Task objective
Give an exact transcription of every line, dropping the images.
--- begin Material ---
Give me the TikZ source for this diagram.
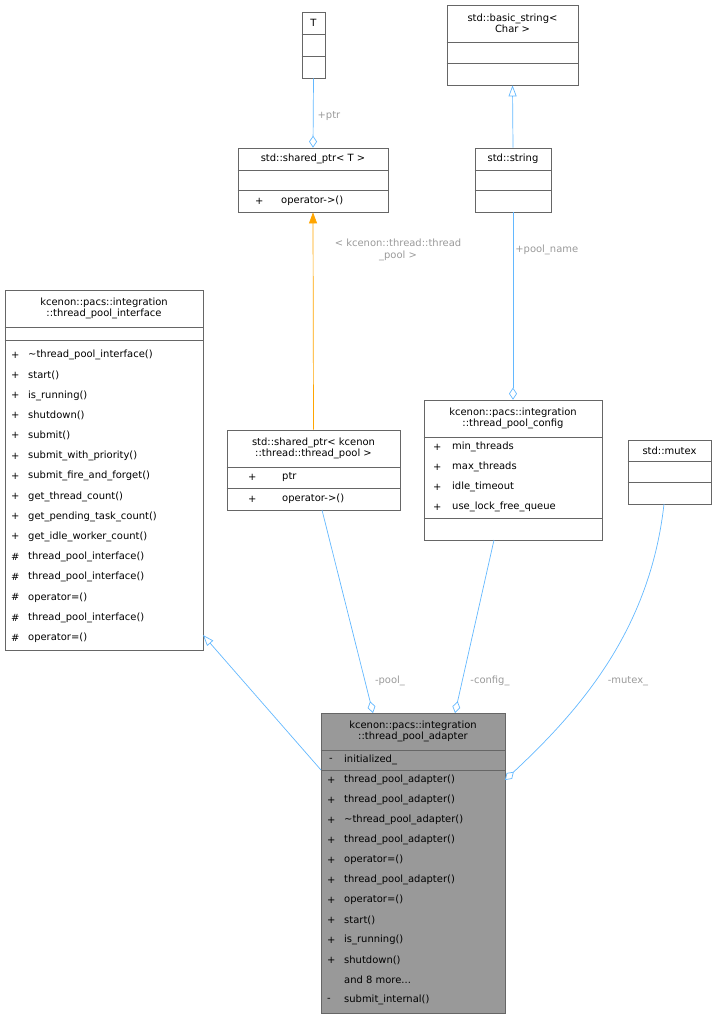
\documentclass[tikz,border=0pt]{standalone}
\usepackage{fontspec}
\setmainfont{DejaVu Sans}
\usetikzlibrary{arrows.meta}
\definecolor{boxc}{HTML}{666666}
\definecolor{edgec}{HTML}{63B8FF}
\definecolor{labc}{HTML}{9A9A9A}
\definecolor{adfill}{HTML}{999999}
\definecolor{orangec}{HTML}{FFA500}
\tikzset{
  box/.style={draw=boxc, inner sep=0pt, line width=0.7bp},
  sep/.style={draw=boxc, line width=0.7bp},
  txt/.style={anchor=west, inner sep=0pt, font=\fontsize{10}{11.5}\selectfont},
  ttl/.style={align=center, inner sep=0pt, font=\fontsize{10}{11.5}\selectfont},
  lab/.style={text=labc, inner sep=0pt, align=center, font=\fontsize{10}{11.5}\selectfont},
  assoc/.style={draw=edgec, line width=0.7bp, -{Diamond[open, length=12bp, width=8bp]}},
  inherit/.style={draw=edgec, line width=0.7bp, -{Triangle[open, length=11bp, width=8bp]}},
  templ/.style={draw=orangec, line width=0.7bp, -{Triangle[fill=orangec, length=11bp, width=8bp]}},
}
\newcommand\moremembers{and 8 more.\relax.\relax.}
\begin{document}
\begin{tikzpicture}[x=1bp, y=-1bp]
  \useasboundingbox (0,0) rectangle (717,1019);
  % boxes
  \node[box, minimum width=23bp, minimum height=66bp] (T) at (313.5,45) {};
  \node[box, minimum width=131bp, minimum height=80bp] (bstr) at (512.5,45) {};
  \node[box, minimum width=150bp, minimum height=64bp] (spT) at (313,180) {};
  \node[box, minimum width=76bp, minimum height=64bp] (str) at (513,180) {};
  \node[box, minimum width=198bp, minimum height=360bp] (ifc) at (104,470) {};
  \node[box, minimum width=173bp, minimum height=80bp] (sp) at (313.5,470) {};
  \node[box, minimum width=178bp, minimum height=140bp] (cfg) at (513,470) {};
  \node[box, minimum width=83bp, minimum height=64bp] (mtx) at (669.5,472) {};
  \node[box, fill=adfill, minimum width=184bp, minimum height=300bp] (ad) at (413,863) {};
  % compartments
  \draw[sep] (T.west |- 0,34) -- (T.east |- 0,34) (T.west |- 0,56) -- (T.east |- 0,56);
  \draw[sep] (bstr.west |- 0,42) -- (bstr.east |- 0,42) (bstr.west |- 0,63) -- (bstr.east |- 0,63);
  \draw[sep] (spT.west |- 0,170) -- (spT.east |- 0,170) (spT.west |- 0,190) -- (spT.east |- 0,190);
  \draw[sep] (str.west |- 0,170) -- (str.east |- 0,170) (str.west |- 0,190) -- (str.east |- 0,190);
  \draw[sep] (ifc.west |- 0,327) -- (ifc.east |- 0,327) (ifc.west |- 0,340) -- (ifc.east |- 0,340);
  \draw[sep] (sp.west |- 0,467) -- (sp.east |- 0,467) (sp.west |- 0,488) -- (sp.east |- 0,488);
  \draw[sep] (cfg.west |- 0,437) -- (cfg.east |- 0,437) (cfg.west |- 0,518) -- (cfg.east |- 0,518);
  \draw[sep] (mtx.west |- 0,461) -- (mtx.east |- 0,461) (mtx.west |- 0,482) -- (mtx.east |- 0,482);
  \draw[sep] (ad.west |- 0,750) -- (ad.east |- 0,750) (ad.west |- 0,770) -- (ad.east |- 0,770);
  % titles
  \node[ttl] (Tt) at (313.5,23) {T};
  \node[ttl] (bstrt) at (512.5,23.5) {std::basic\_string<\\Char >};
  \node[ttl] (spTt) at (313,159) {std::shared\_ptr< T >};
  \node[ttl] (strt) at (513,159) {std::string};
  \node[ttl] (ifct) at (104,308.5) {kcenon::pacs::integration\\::thread\_pool\_interface};
  \node[ttl] (spt) at (313.5,448.5) {std::shared\_ptr< kcenon\\::thread::thread\_pool >};
  \node[ttl] (cfgt) at (513,418.5) {kcenon::pacs::integration\\::thread\_pool\_config};
  \node[ttl] (mtxt) at (669.5,450.5) {std::mutex};
  \node[ttl] (adt) at (413,731.5) {kcenon::pacs::integration\\::thread\_pool\_adapter};
  % members
  \node[txt] at (255,201) {+};
  \node[txt] at (281,201) {operator->()};
  \node[txt] at (248,477) {+};
  \node[txt] at (282,477) {ptr};
  \node[txt] at (248,499) {+};
  \node[txt] at (282,499) {operator->()};
  \foreach \t [count=\i from 0] in {min\_threads, max\_threads, idle\_timeout, use\_lock\_free\_queue} {
    \node[txt] at (433,447+20*\i) {+};
    \node[txt] at (452,447+20*\i) {\t};
  }
  \foreach \v/\t [count=\i from 0] in {+/\textasciitilde thread\_pool\_interface(), +/start(), +/is\_running(),
      +/shutdown(), +/submit(), +/submit\_with\_priority(), +/submit\_fire\_and\_forget(),
      +/get\_thread\_count(), +/get\_pending\_task\_count(), +/get\_idle\_worker\_count(),
      \#/thread\_pool\_interface(), \#/thread\_pool\_interface(), \#/operator=(),
      \#/thread\_pool\_interface(), \#/operator=()} {
    \node[txt] at (11,355+20.2*\i) {\v};
    \node[txt] at (28,355+20.2*\i) {\t};
  }
  \node[txt] at (329,760) {-};
  \node[txt] at (344,760) {initialized\_};
  \foreach \v/\t [count=\i from 0] in {+/thread\_pool\_adapter(), +/thread\_pool\_adapter(),
      +/\textasciitilde thread\_pool\_adapter(), +/thread\_pool\_adapter(), +/operator=(),
      +/thread\_pool\_adapter(), +/operator=(), +/start(), +/is\_running(), +/shutdown(),
      {}/\moremembers, -/submit\_internal()} {
    \node[txt] at (327,780+20*\i) {\v};
    \node[txt] at (344,780+20*\i) {\t};
  }
  % connectors
  \coordinate (ifcA) at (203,635);
  \coordinate (adI) at (321,770);
  \coordinate (spS) at (322,510);
  \coordinate (adP) at (373,713);
  \coordinate (cfgS) at (494,540);
  \coordinate (adC) at (455,713);
  \coordinate (mtxS) at (664,504);
  \coordinate (adM) at (505,780);
  \draw[assoc] (T.south) -- (spT.north) node[lab, pos=0.55, right=4bp] (ptrl) {+ptr};
  \draw[inherit] (str.north) -- (bstr.south);
  \draw[templ] (sp.north) -- (spT.south);
  \node[lab] (tmpl) at (398,250) {< kcenon::thread::thread\\\_pool >};
  \draw[assoc] (str.south) -- (cfg.north) node[lab, pos=0.2, right=2bp] (pnl) {+pool\_name};
  \draw[inherit] (adI) -- (ifcA);
  \draw[assoc] (spS) -- (adP);
  \node[lab] (pooll) at (390,681) {-pool\_};
  \draw[assoc] (cfgS) -- (adC);
  \node[lab] (cfgl) at (490,681) {-config\_};
  \draw[assoc] (mtxS) .. controls (650,630) and (580,710) .. (adM);
  \node[lab] (mtxl) at (628,681) {-mutex\_};
\end{tikzpicture}
\end{document}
--- end Material ---
Result below
Give me the TikZ source for this diagram.
\documentclass[tikz,border=0pt]{standalone}
\usepackage{fontspec}
\setmainfont{DejaVu Sans}
\usetikzlibrary{arrows.meta}
\definecolor{boxc}{HTML}{666666}
\definecolor{edgec}{HTML}{63B8FF}
\definecolor{labc}{HTML}{9A9A9A}
\definecolor{adfill}{HTML}{999999}
\definecolor{orangec}{HTML}{FFA500}
\tikzset{
  box/.style={draw=boxc, inner sep=0pt, line width=0.7bp},
  sep/.style={draw=boxc, line width=0.7bp},
  txt/.style={anchor=west, inner sep=0pt, font=\fontsize{10}{11.5}\selectfont},
  ttl/.style={align=center, inner sep=0pt, font=\fontsize{10}{11.5}\selectfont},
  lab/.style={text=labc, inner sep=0pt, align=center, font=\fontsize{10}{11.5}\selectfont},
  assoc/.style={draw=edgec, line width=0.7bp, -{Diamond[open, length=12bp, width=8bp]}},
  inherit/.style={draw=edgec, line width=0.7bp, -{Triangle[open, length=11bp, width=8bp]}},
  templ/.style={draw=orangec, line width=0.7bp, -{Triangle[fill=orangec, length=11bp, width=8bp]}},
}
\newcommand\moremembers{and 8 more.\relax.\relax.}
\begin{document}
\begin{tikzpicture}[x=1bp, y=-1bp]
  \useasboundingbox (0,0) rectangle (717,1019);
  % boxes
  \node[box, minimum width=23bp, minimum height=66bp] (T) at (313.5,45) {};
  \node[box, minimum width=131bp, minimum height=80bp] (bstr) at (512.5,45) {};
  \node[box, minimum width=150bp, minimum height=64bp] (spT) at (313,180) {};
  \node[box, minimum width=76bp, minimum height=64bp] (str) at (513,180) {};
  \node[box, minimum width=198bp, minimum height=360bp] (ifc) at (104,470) {};
  \node[box, minimum width=173bp, minimum height=80bp] (sp) at (313.5,470) {};
  \node[box, minimum width=178bp, minimum height=140bp] (cfg) at (513,470) {};
  \node[box, minimum width=83bp, minimum height=64bp] (mtx) at (669.5,472) {};
  \node[box, fill=adfill, minimum width=184bp, minimum height=300bp] (ad) at (413,863) {};
  % compartments
  \draw[sep] (T.west |- 0,34) -- (T.east |- 0,34) (T.west |- 0,56) -- (T.east |- 0,56);
  \draw[sep] (bstr.west |- 0,42) -- (bstr.east |- 0,42) (bstr.west |- 0,63) -- (bstr.east |- 0,63);
  \draw[sep] (spT.west |- 0,170) -- (spT.east |- 0,170) (spT.west |- 0,190) -- (spT.east |- 0,190);
  \draw[sep] (str.west |- 0,170) -- (str.east |- 0,170) (str.west |- 0,190) -- (str.east |- 0,190);
  \draw[sep] (ifc.west |- 0,327) -- (ifc.east |- 0,327) (ifc.west |- 0,340) -- (ifc.east |- 0,340);
  \draw[sep] (sp.west |- 0,467) -- (sp.east |- 0,467) (sp.west |- 0,488) -- (sp.east |- 0,488);
  \draw[sep] (cfg.west |- 0,437) -- (cfg.east |- 0,437) (cfg.west |- 0,518) -- (cfg.east |- 0,518);
  \draw[sep] (mtx.west |- 0,461) -- (mtx.east |- 0,461) (mtx.west |- 0,482) -- (mtx.east |- 0,482);
  \draw[sep] (ad.west |- 0,750) -- (ad.east |- 0,750) (ad.west |- 0,770) -- (ad.east |- 0,770);
  % titles
  \node[ttl] (Tt) at (313.5,23) {T};
  \node[ttl] (bstrt) at (512.5,23.5) {std::basic\_string<\\Char >};
  \node[ttl] (spTt) at (313,159) {std::shared\_ptr< T >};
  \node[ttl] (strt) at (513,159) {std::string};
  \node[ttl] (ifct) at (104,308.5) {kcenon::pacs::integration\\::thread\_pool\_interface};
  \node[ttl] (spt) at (313.5,448.5) {std::shared\_ptr< kcenon\\::thread::thread\_pool >};
  \node[ttl] (cfgt) at (513,418.5) {kcenon::pacs::integration\\::thread\_pool\_config};
  \node[ttl] (mtxt) at (669.5,450.5) {std::mutex};
  \node[ttl] (adt) at (413,731.5) {kcenon::pacs::integration\\::thread\_pool\_adapter};
  % members
  \node[txt] at (255,201) {+};
  \node[txt] at (281,201) {operator->()};
  \node[txt] at (248,477) {+};
  \node[txt] at (282,477) {ptr};
  \node[txt] at (248,499) {+};
  \node[txt] at (282,499) {operator->()};
  \foreach \t [count=\i from 0] in {min\_threads, max\_threads, idle\_timeout, use\_lock\_free\_queue} {
    \node[txt] at (433,447+20*\i) {+};
    \node[txt] at (452,447+20*\i) {\t};
  }
  \foreach \v/\t [count=\i from 0] in {+/\textasciitilde thread\_pool\_interface(), +/start(), +/is\_running(),
      +/shutdown(), +/submit(), +/submit\_with\_priority(), +/submit\_fire\_and\_forget(),
      +/get\_thread\_count(), +/get\_pending\_task\_count(), +/get\_idle\_worker\_count(),
      \#/thread\_pool\_interface(), \#/thread\_pool\_interface(), \#/operator=(),
      \#/thread\_pool\_interface(), \#/operator=()} {
    \node[txt] at (11,355+20.2*\i) {\v};
    \node[txt] at (28,355+20.2*\i) {\t};
  }
  \node[txt] at (329,760) {-};
  \node[txt] at (344,760) {initialized\_};
  \foreach \v/\t [count=\i from 0] in {+/thread\_pool\_adapter(), +/thread\_pool\_adapter(),
      +/\textasciitilde thread\_pool\_adapter(), +/thread\_pool\_adapter(), +/operator=(),
      +/thread\_pool\_adapter(), +/operator=(), +/start(), +/is\_running(), +/shutdown(),
      {}/\moremembers, -/submit\_internal()} {
    \node[txt] at (327,780+20*\i) {\v};
    \node[txt] at (344,780+20*\i) {\t};
  }
  % connectors
  \coordinate (ifcA) at (203,635);
  \coordinate (adI) at (321,770);
  \coordinate (spS) at (322,510);
  \coordinate (adP) at (373,713);
  \coordinate (cfgS) at (494,540);
  \coordinate (adC) at (455,713);
  \coordinate (mtxS) at (664,504);
  \coordinate (adM) at (505,780);
  \draw[assoc] (T.south) -- (spT.north) node[lab, pos=0.55, right=4bp] (ptrl) {+ptr};
  \draw[inherit] (str.north) -- (bstr.south);
  \draw[templ] (sp.north) -- (spT.south);
  \node[lab] (tmpl) at (398,250) {< kcenon::thread::thread\\\_pool >};
  \draw[assoc] (str.south) -- (cfg.north) node[lab, pos=0.2, right=2bp] (pnl) {+pool\_name};
  \draw[inherit] (adI) -- (ifcA);
  \draw[assoc] (spS) -- (adP);
  \node[lab] (pooll) at (390,681) {-pool\_};
  \draw[assoc] (cfgS) -- (adC);
  \node[lab] (cfgl) at (490,681) {-config\_};
  \draw[assoc] (mtxS) .. controls (650,630) and (580,710) .. (adM);
  \node[lab] (mtxl) at (628,681) {-mutex\_};
\end{tikzpicture}
\end{document}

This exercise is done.